By Lenox Sengre.
Three Garissa University terror offenders were on Wednesday, July 3 sentenced to lengthy terms in jail.
Two of the offenders, Mohamed Ali Abdikadir and Hassan Aden Hassan, will serve 41 years in jail each, whereas the third accused, Rashid Charles Mberesero, who is a Tanzanian national, will spend the rest of his life behind bars.
Mberesero told the court in Milimani that he was going to join terror group, Al-Shabaab, shortly after the devastating Garissa University attack, which occurred on April 2, 2015.
Mberesero and his accomplices were, on June 19, found guilty of facilitating the macabre attack that left 148 people — a majority of them students — dead.

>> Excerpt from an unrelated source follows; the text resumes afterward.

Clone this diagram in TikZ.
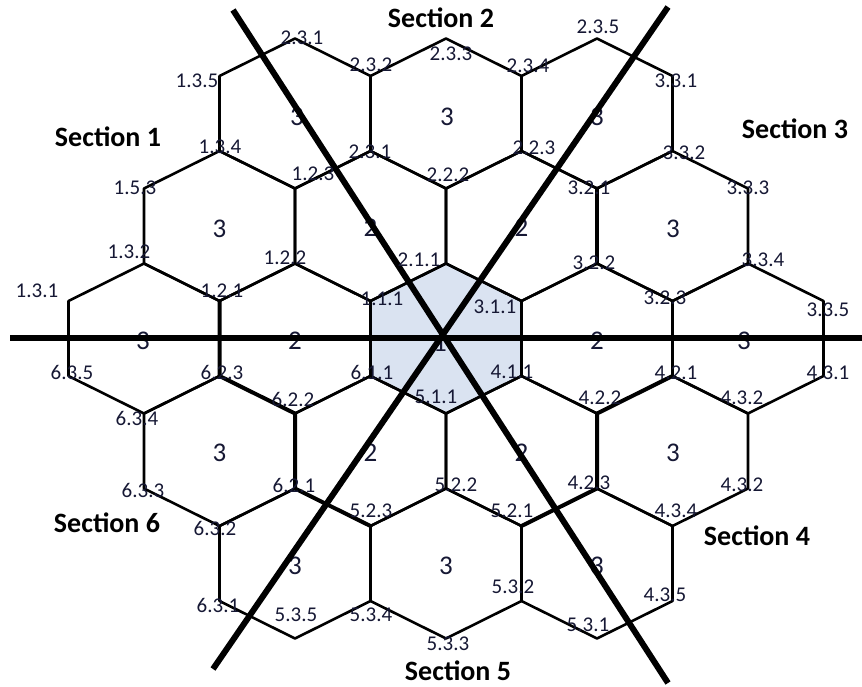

One of the suspects, Sahal Diriy alias Sahali Diriye Hussein, was on June 19 acquitted, with the sentencing of the other three set for July 3.
Principal Magistrate Francis Andayi said the prosecution, which relied on circumstantial evidence, had presented a strong case against the offenders.
“The court finds that they knew the plot and were part of the attackers as they were arrested while travelling from Garissa two days after the attack,” said Magistrate Andayi.
The court rejected defenses’ argument that they could not have been co-conspirators yet they do not know each other.
“It is not necessary for them to know each other as they could have met through a third party,” he added.
With regard to Mberesero, the Tanzanian, he was acquitted the charge of being unlawfully present in Kenya, but the court wondered why, no official from Garissa University testified in court to confirm whether he was a student.
This is after it emerged during trial that on the day of the attack he remained in the hostel and could not satisfactorily explain his presence there.
“I find it intriguing that no official from the university came to testify in this matter,” he said.